Laqueur would also have us believe that the CIA gullibly believed Soviet ICBMs in the 1960s "were neither accurate nor reliable enough to threaten the hardened silos in which the Minuteman and Titan II forces were deployed." The reader looks in vain for any evidence that the CIA was substantially wrong. The most-recent Air Force and CIA estimates indicate that even late-model SS-18 and SS-19 missiles, far more accurate than the SS-9s of that era, cannot pull off a high-confidence attack against our land-based silos.

When Laqueur does cite evidence, it doesn't always support the intended conclusion. In 1975, he notes, the CIA found reason to double its ruble estimate of Soviet military spending. "This new information made it clear that the Soviet aim was not parity but superiority," he claims. Yet elsewhere he admits that the new estimate "did not affect its appraisal on the size or capabilities of Soviet military forces." In fact, the CIA concluded that Soviet military production was much less efficient than formerly believed. In total spending, moreover, the Warsaw Pact has always lagged behind NATO—hardly a case of Soviet "superiority." (Of course, the Soviets do have some geostrategic and organizational advantages that make them a serious potential threat to Western Europe.)

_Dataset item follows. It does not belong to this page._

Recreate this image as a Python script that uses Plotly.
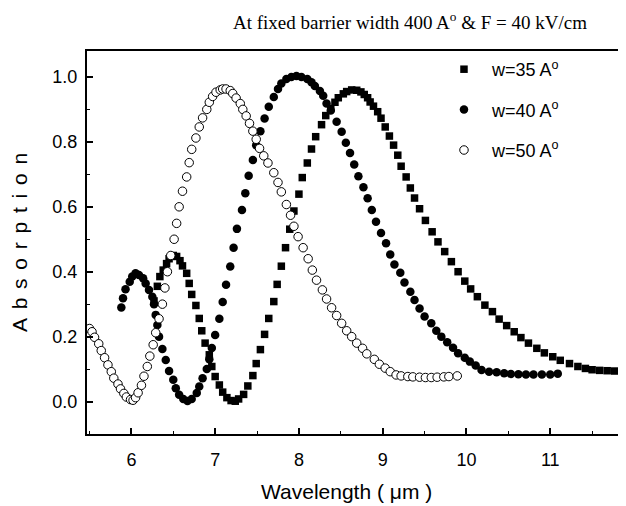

Ideology rather than sound scholarship seems to influence many of Laqueur's conclusions. How else can one account for his claim that "the more intelligent [Soviet] young men and women—those of character and integrity—will look for a career outside the KGB, and usually as far away from politics as humanly possible"? You don't have to admire the thuggish and unscrupulous KGB to believe that it is not staffed only by dolts. Since when are character and integrity synonymous with brains, anyway?

Similar ideological dispositions may explain his exclusive focus on bureaucratic foibles to discredit the notion of an invisible government. "I will examine intelligence analysis," he announces, "not covert action, counterintelligence, propaganda, disinformation, or other such topics." Yet those are the very functions that gave rise to the popular term "invisible government" in the first place.

From Laqueur's sanitized account, you'd never know that the CIA sent mercenaries into the Congo, bought journalists and news agencies, directed suicide missions in Cuba, consorted with mobsters, and parachuted SS veterans trained as guerrilla warriors into the Soviet Union. When he does allude to such sensational activities, his account deceives by omission. His glancing mention of "CIA ventures into the field of pharmacology" takes no note of the Technical Service Division's involvement in developing undetectable poisons (including one introduced unsuccessfully into the Congo to kill Patrice Lumumba) and mind-altering drugs (which led to the death of at least one unwitting subject) and in exploring the potential for using "Manchurian candidate"-like assassins, with unwitting dupes drugged by secret agents and then instructed to carry out assassinations.

Such activities are relevant even to Laqueur's narrow focus. No full analysis of bureaucratic influence on intelligence gathering can fail to note the potential conflict of interest posed by the CIA's dual missions of intelligence and covert action. Did not the CIA's commitment to overthrowing Fidel Castro affect its perception of his domestic unpopularity at the time of the Bay of Pigs invasion? Of the link between the two, Laqueur acknowledges only that the shortage of "talented personnel" in intelligence may stem from "the effort (that) had gone into training operators, rather than analysts."

Instead of exposing "a world of secrets," Laqueur illuminates one corner of the espionage community. His account may have value as a balance to the CIA-as-the-source-of-all-evil literature. As a scholarly analysis, however, it lacks sufficient breadth or objectivity to rise above the pack.

Jonathan Marshall is editorial pages editor of the Oakland Tribune and a long-time follower of intelligence matters.